I definitely think there are a lot of great mobile gaming devices. The iPhone and iPad will continue to gain in popularity. For us it’s more about the user interface. Keyboard and mouse still make for great input devices for games.
And how important is plotting and drama? What do you think of immersive, story-driven games like L.A. Noire, or the Mass Effect and Bioshock series?
It probably depends more on the game. One of our core values at Blizzard is “gameplay first”: we think the story and plot elements are there to serve the gameplay. When you look at Diablo III, the star of the experience is the gameplay: running around, leveling up your character, fighting monsters, etc.
People say Blizzard games are addictive—more so than average. What do you think?
We prefer “compelling.”
Where does your cult following come from?
Over the years, people that have played our previous games grow to appreciate the level of detail and polish that Blizzard puts into its products. We’ve been able to build up this loyal base of players. You never know what’s going to happen.
What’s your favorite non-Blizzard videogame?
Probably Guitar Hero.
You’ve played a lot of professional poker in the past. Thinking of doing that again?
I first got into it when they were showing poker on the Travel Channel. I started reading books about poker strategy, and a few years ago, I started going out to Vegas and entering smaller “World Series of Poker” events. In one of the early ones, it came down to me and Ray Muzyka, CEO of BioWare [the creators of Mass Effect]. We were head-to-head for 45 minutes … Then he finally won.
Do you want a rematch?
I’d love a rematch. But he’s a good player. He won some big event in Canada. He got a ring from it.
Are you in any upcoming tournaments?
I’m going out to Vegas in a few weeks.
Do you still play in a metal band?
Yeah, Blizzard has a band. We’re called Level 90: Elite Tauran Chieftain. We’ve played a few BlizzCons [Blizzard’s annual conference]. We got to open for the Offspring at the very first Blizzcon. Then we got to open for Ozzy Ozbourne and the Foo Fighters. We play all original songs that are inspired by our games.
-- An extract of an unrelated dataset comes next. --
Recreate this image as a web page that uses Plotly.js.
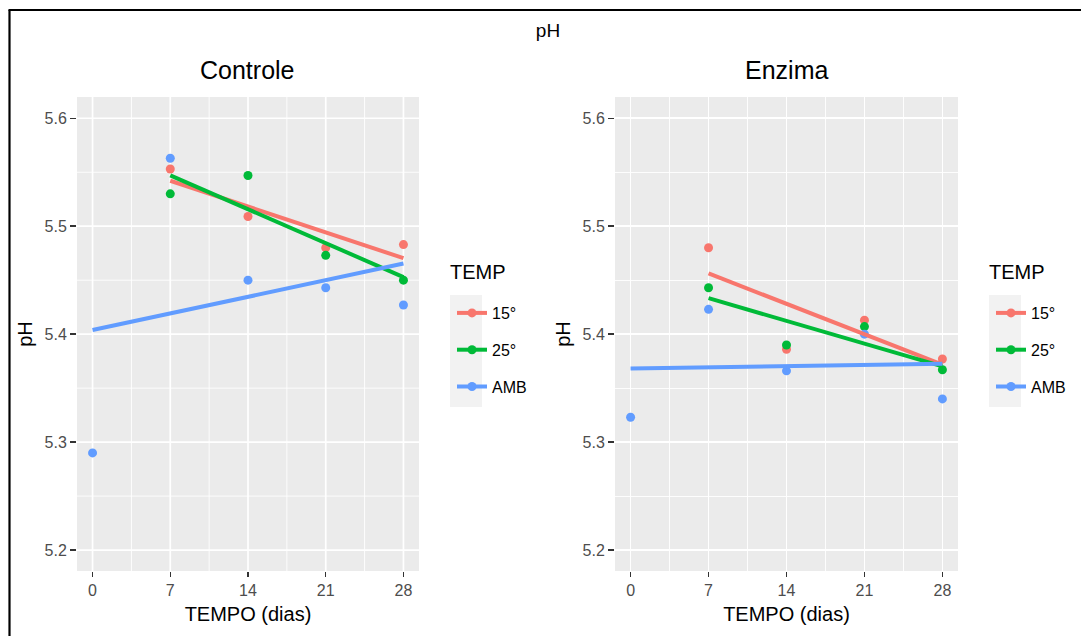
<!DOCTYPE html>
<html><head><meta charset="utf-8">
<script src="https://cdn.plot.ly/plotly-3.0.1.min.js"></script>
<style>
html,body{margin:0;padding:0;background:#fff;} #chart{width:1081px;height:636px;}
.js-plotly-plot .plotly .xgrid, .js-plotly-plot .plotly .ygrid { shape-rendering: geometricPrecision !important; }
</style>
</head><body><div id="chart"></div>
<script>
// ---- data ----
const daysAll = [0, 7, 14, 21, 28];
const daysFrom7 = [7, 14, 21, 28];
const minorDays = [3.5, 10.5, 17.5, 24.5];
const tempGroups = ['15°', '25°', 'AMB'];
const panelNames = ['Controle', 'Enzima'];
const controle15 = [5.553, 5.509, 5.480, 5.483];
const controle25 = [5.530, 5.547, 5.473, 5.450];
const controleAMB = [5.290, 5.563, 5.450, 5.443, 5.427];
const enzima15 = [5.480, 5.386, 5.413, 5.377];
const enzima25 = [5.443, 5.390, 5.407, 5.367];
const enzimaAMB = [5.323, 5.423, 5.366, 5.400, 5.340];
const groupColors = ['#F8766D', '#00BA38', '#619CFF'];

const W = 1081, H = 636;
const px = v => v / W, py = v => 1 - v / H;
const FONT = 'Liberation Sans, Arial, sans-serif';

// least-squares line (geom_smooth(method = "lm", se = FALSE)) over the group's x span
function linFit(xs, ys) {
  const n = xs.length;
  const mx = xs.reduce((a, b) => a + b, 0) / n;
  const my = ys.reduce((a, b) => a + b, 0) / n;
  let sxy = 0, sxx = 0;
  for (let i = 0; i < n; i++) { sxy += (xs[i] - mx) * (ys[i] - my); sxx += (xs[i] - mx) ** 2; }
  const b = sxy / sxx, a = my - b * mx;
  const x0 = Math.min(...xs), x1 = Math.max(...xs);
  return { x: [x0, x1], y: [a + b * x0, a + b * x1] };
}

const panelData = [
  { xs: [daysFrom7, daysFrom7, daysAll], ys: [controle15, controle25, controleAMB], xa: 'x', ya: 'y', lg: 'legend' },
  { xs: [daysFrom7, daysFrom7, daysAll], ys: [enzima15, enzima25, enzimaAMB], xa: 'x2', ya: 'y2', lg: 'legend2' }
];

const traces = [];
panelData.forEach(p => {
  tempGroups.forEach((g, i) => {
    traces.push({ type: 'scatter', mode: 'markers', x: p.xs[i], y: p.ys[i], xaxis: p.xa, yaxis: p.ya,
      marker: { color: groupColors[i], size: 9 }, showlegend: false, name: g });
  });
  tempGroups.forEach((g, i) => {
    const f = linFit(p.xs[i], p.ys[i]);
    traces.push({ type: 'scatter', mode: 'lines', x: f.x, y: f.y, xaxis: p.xa, yaxis: p.ya,
      line: { color: groupColors[i], width: 4 }, showlegend: false, name: g });
  });
  tempGroups.forEach((g, i) => {
    traces.push({ type: 'scatter', mode: 'lines+markers', x: [null], y: [null], xaxis: p.xa, yaxis: p.ya,
      line: { color: groupColors[i], width: 4 }, marker: { color: groupColors[i], size: 9 },
      name: g, legend: p.lg, legendgroup: p.lg + g, showlegend: true });
  });
});

function xAxis(d0, d1, anchor) {
  return {
    domain: [px(d0), px(d1)], anchor: anchor, range: [-1.4, 29.4],
    tickmode: 'array', tickvals: daysAll, ticktext: daysAll.map(String),
    showgrid: true, gridcolor: '#FFFFFF', gridwidth: 1.7, zeroline: false, showline: false,
    ticks: 'outside', ticklen: 5, tickwidth: 1.5, tickcolor: '#333333',
    tickfont: { family: FONT, size: 16, color: '#4D4D4D' },
    minor: { tickmode: 'array', tickvals: minorDays, showgrid: true, gridcolor: '#FFFFFF', gridwidth: 0.9, ticks: '' },
    title: { text: 'TEMPO (dias)', font: { family: FONT, size: 20, color: '#000' }, standoff: 8 }
  };
}
function yAxis(anchor) {
  return {
    domain: [py(571), py(97)], anchor: anchor, range: [5.1806, 5.6197],
    tick0: 5.2, dtick: 0.1, tickformat: '.1f',
    showgrid: true, gridcolor: '#FFFFFF', gridwidth: 1.7, zeroline: false, showline: false,
    ticks: 'outside', ticklen: 6, tickwidth: 1.5, tickcolor: '#333333',
    tickfont: { family: FONT, size: 16, color: '#4D4D4D' },
    minor: { dtick: 0.05, tick0: 5.15, showgrid: true, gridcolor: '#FFFFFF', gridwidth: 0.9, ticks: '' },
    title: { text: 'pH', font: { family: FONT, size: 20, color: '#000' }, standoff: 6 }
  };
}
function legendCfg(xLeft) {
  return {
    x: px(xLeft), y: py(296), xanchor: 'left', yanchor: 'top',
    bgcolor: 'rgba(0,0,0,0)', borderwidth: 0,
    font: { family: FONT, size: 16, color: '#000' },
    traceorder: 'grouped', tracegroupgap: 13, itemwidth: 30
  };
}
const keyRect = x0 => ({ type: 'rect', xref: 'paper', yref: 'paper', x0: px(x0), x1: px(x0 + 32),
  y0: py(407), y1: py(295), fillcolor: '#F2F2F2', line: { width: 0 }, layer: 'below' });
const annText = (text, x, y, size) => ({ text, xref: 'paper', yref: 'paper', x: px(x), y: py(y),
  xanchor: 'left', yanchor: 'middle', showarrow: false, font: { family: FONT, size, color: '#000' } });

const layout = {
  width: W, height: H, margin: { l: 0, r: 0, t: 0, b: 0 },
  paper_bgcolor: '#FFFFFF', plot_bgcolor: '#EBEBEB',
  font: { family: FONT },
  title: { text: 'pH', x: px(548), xanchor: 'center', y: py(30), yanchor: 'middle', yref: 'paper',
    font: { family: FONT, size: 19, color: '#000' } },
  xaxis: xAxis(77, 419, 'y'), yaxis: yAxis('x'),
  xaxis2: xAxis(615, 958, 'y2'), yaxis2: yAxis('x2'),
  legend: legendCfg(452), legend2: legendCfg(991),
  annotations: panelNames.map((t, i) => ({
    text: t, xref: 'paper', yref: 'paper', x: px(i === 0 ? 247 : 786), y: py(70),
    xanchor: 'center', yanchor: 'middle', showarrow: false,
    font: { family: FONT, size: 25, color: '#000' }
  })).concat([annText('TEMP', 448, 272, 20), annText('TEMP', 987, 272, 20)]),
  shapes: [
    keyRect(450), keyRect(989),
    { type: 'line', xref: 'paper', yref: 'paper', x0: px(9.5), x1: px(9.5), y0: py(636), y1: py(10), line: { color: '#000', width: 2.2 } },
    { type: 'line', xref: 'paper', yref: 'paper', x0: px(8.5), x1: px(1081), y0: py(10), y1: py(10), line: { color: '#000', width: 2.2 } }
  ],
  showlegend: true
};

Plotly.newPlot('chart', traces, layout, { displayModeBar: false, staticPlot: true });
</script>
</body></html>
You can go on YouTube and watch our videos. Check out “I Am Murloc.” If we have one hit song, that’s probably it.
What else are you up to, other than gaming and metal?
What do I do other than Diablo III, SC, watching eSports … Well, I’m going through the Rosetta Stone Chinese.
What are your feelings on the state of the videogame industry writ large?
It’s a really exciting time to be a gamer. I think that the potential on mobile devices is really great—to be able to game from wherever you are. From our perspective, as much as you hear about the PC being a questionable gaming platform, we’re sticking with it. The PC is still a viable platform. We’re seeing levels of engagement on the PC that have never existed for us before.